Re: extending CSS is unnecessary Re: Abbreviations and Acronyms: [techs] Latest HTML Techniques Draft

On Fri, 12 Dec 2003, Christoph Päper wrote:

>*Charles McCathieNevile*:
>>
>> <ruby class="acron">
>> <rb>NATO</rb><rt>North Atlantic Treaty Organisation</rt></ruby>'s
>
>That's not really better than
>
>  <acronym title="North Atlantic Treaty Organisation">NATO</acronym>'s.

It is certainly not worse, and it is part of XHTML 1.1 and current drafts of
XHTML 2, screen presentation can be done with widely implemented CSS1, and
audio presentation can be done with not-so-widely implemented CSS2, in a way
that provides relatively simple flexibility for users.

>A UA should know to do the right thing when encountering
>
>  <acronym>NATO</abbr>'s
>
>or
>
>  <abbr>NATO</abbr>'s.

Yep. But they don't...

>Because a UA can never know all initialisms, acronyms and other abbreviations
>of every language,

exactly.

>a author should be able to help it out---outside the
>mark-up. It's quite similar to automatic hyphenation.

Exactly. The main point of my mail was to suggest that we could specify what
is required in existing CSS, which seems like a big win.

I could have said

  ...<acronym class="accron">NATO</acronym>'s strategy for the <acronym
  class="init">UN</acronym>...

but it means I need to speak the content of the attribute for acronyms, and
that starts to reduce the flexibility and increase the number of things I
rely on. (There is a premise that raw XML is not a hard thing to deal with if
you style it...) This is a small point though.
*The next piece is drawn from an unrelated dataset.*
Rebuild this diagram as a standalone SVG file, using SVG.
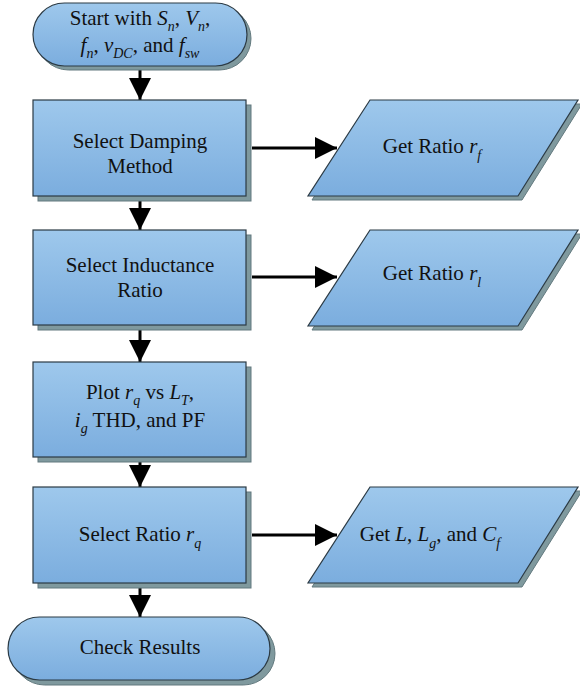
<svg xmlns="http://www.w3.org/2000/svg" width="580" height="687" viewBox="0 0 580 687">
<defs>
<linearGradient id="g" x1="0" y1="0" x2="0" y2="1">
<stop offset="0" stop-color="#9ec8ec"/>
<stop offset="1" stop-color="#7badde"/>
</linearGradient>
<marker id="ah" markerUnits="userSpaceOnUse" markerWidth="24" markerHeight="22" refX="22" refY="11" orient="auto" viewBox="0 0 24 22">
<path d="M0,0 L22,11 L0,22 z" fill="#000"/>
</marker>
<style>
.sh{fill:#7f999e;stroke:#62797e;stroke-width:1}
.sp{fill:url(#g);stroke:#2b3a44;stroke-width:1.2}
text{font-family:'Liberation Serif','DejaVu Serif',serif;font-size:21px;fill:#111;text-anchor:middle}
.i{font-style:italic}
.s{font-size:14px;font-style:italic}
.c{stroke:#000;stroke-width:3;fill:none;marker-end:url(#ah)}
</style>
</defs>

<g id="connectors">
<line class="c" x1="140" y1="67" x2="140" y2="100"/>
<line class="c" x1="140" y1="197" x2="140" y2="230"/>
<line class="c" x1="140" y1="326" x2="140" y2="362"/>
<line class="c" x1="140" y1="458" x2="140" y2="487"/>
<line class="c" x1="140" y1="584" x2="140" y2="617"/>
<line class="c" x1="252" y1="148" x2="337" y2="148"/>
<line class="c" x1="252" y1="277" x2="337" y2="277"/>
<line class="c" x1="252" y1="535" x2="337" y2="535"/>
</g>

<g id="start">
<rect class="sh" x="37" y="7" width="214" height="63" rx="31.5"/>
<rect class="sp" x="33" y="3" width="214" height="63" rx="31.5"/>
<text x="140" y="25">Start with <tspan class="i">S</tspan><tspan class="s" dy="6">n</tspan><tspan dy="-6">, </tspan><tspan class="i">V</tspan><tspan class="s" dy="6">n</tspan><tspan dy="-6">,</tspan></text>
<text x="140" y="52"><tspan class="i">f</tspan><tspan class="s" dy="6">n</tspan><tspan dy="-6">, </tspan><tspan class="i">v</tspan><tspan class="s" dy="6">DC</tspan><tspan dy="-6">, and </tspan><tspan class="i">f</tspan><tspan class="s" dy="6">sw</tspan></text>
</g>

<g id="damping">
<rect class="sh" x="38" y="105" width="213" height="96"/>
<rect class="sp" x="33" y="100" width="213" height="96"/>
<text x="140" y="148">Select Damping</text>
<text x="140" y="173">Method</text>
</g>

<g id="ratio-rf">
<polygon class="sh" points="374,104 582,104 522,200 312,200"/>
<polygon class="sp" points="370,100 578,100 518,196 308,196"/>
<text x="432" y="153">Get Ratio <tspan class="i">r</tspan><tspan class="s" dy="7">f</tspan></text>
</g>

<g id="inductance">
<rect class="sh" x="38" y="235" width="213" height="95"/>
<rect class="sp" x="33" y="230" width="213" height="95"/>
<text x="140" y="272">Select Inductance</text>
<text x="140" y="297">Ratio</text>
</g>

<g id="ratio-rl">
<polygon class="sh" points="374,234 582,234 522,330 312,330"/>
<polygon class="sp" points="370,230 578,230 518,326 308,326"/>
<text x="432" y="280">Get Ratio <tspan class="i">r</tspan><tspan class="s" dy="7">l</tspan></text>
</g>

<g id="plot">
<rect class="sh" x="38" y="367" width="213" height="95"/>
<rect class="sp" x="33" y="362" width="213" height="95"/>
<text x="140" y="399">Plot <tspan class="i">r</tspan><tspan class="s" dy="6">q</tspan><tspan dy="-6"> vs </tspan><tspan class="i">L</tspan><tspan class="s" dy="6">T</tspan><tspan dy="-6">,</tspan></text>
<text x="140" y="427"><tspan class="i">i</tspan><tspan class="s" dy="6">g</tspan><tspan dy="-6"> THD, and PF</tspan></text>
</g>

<g id="select-rq">
<rect class="sh" x="38" y="492" width="213" height="96"/>
<rect class="sp" x="33" y="487" width="213" height="96"/>
<text x="140" y="541">Select Ratio <tspan class="i">r</tspan><tspan class="s" dy="7">q</tspan></text>
</g>

<g id="get-l">
<polygon class="sh" points="374,491 582,491 522,587 312,587"/>
<polygon class="sp" points="370,487 578,487 518,583 308,583"/>
<text x="430" y="541">Get <tspan class="i">L</tspan>, <tspan class="i">L</tspan><tspan class="s" dy="7">g</tspan><tspan dy="-7">, and </tspan><tspan class="i">C</tspan><tspan class="s" dy="7">f</tspan></text>
</g>

<g id="check">
<rect class="sh" x="13" y="622" width="262" height="63" rx="31.5"/>
<rect class="sp" x="8" y="617" width="262" height="63" rx="31.5"/>
<text x="140" y="654">Check Results</text>
</g>
</svg>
Using ruby instead of a specific acronym or abbreviation element with a title
attribute makes it more flexible, and easier to specify particular
presentation. As noted elsewhere, different people have different ideas about
how to pronounce the same acronym, or whether something really is an acronym,
so I thought it would be more useful to have the pieces up front.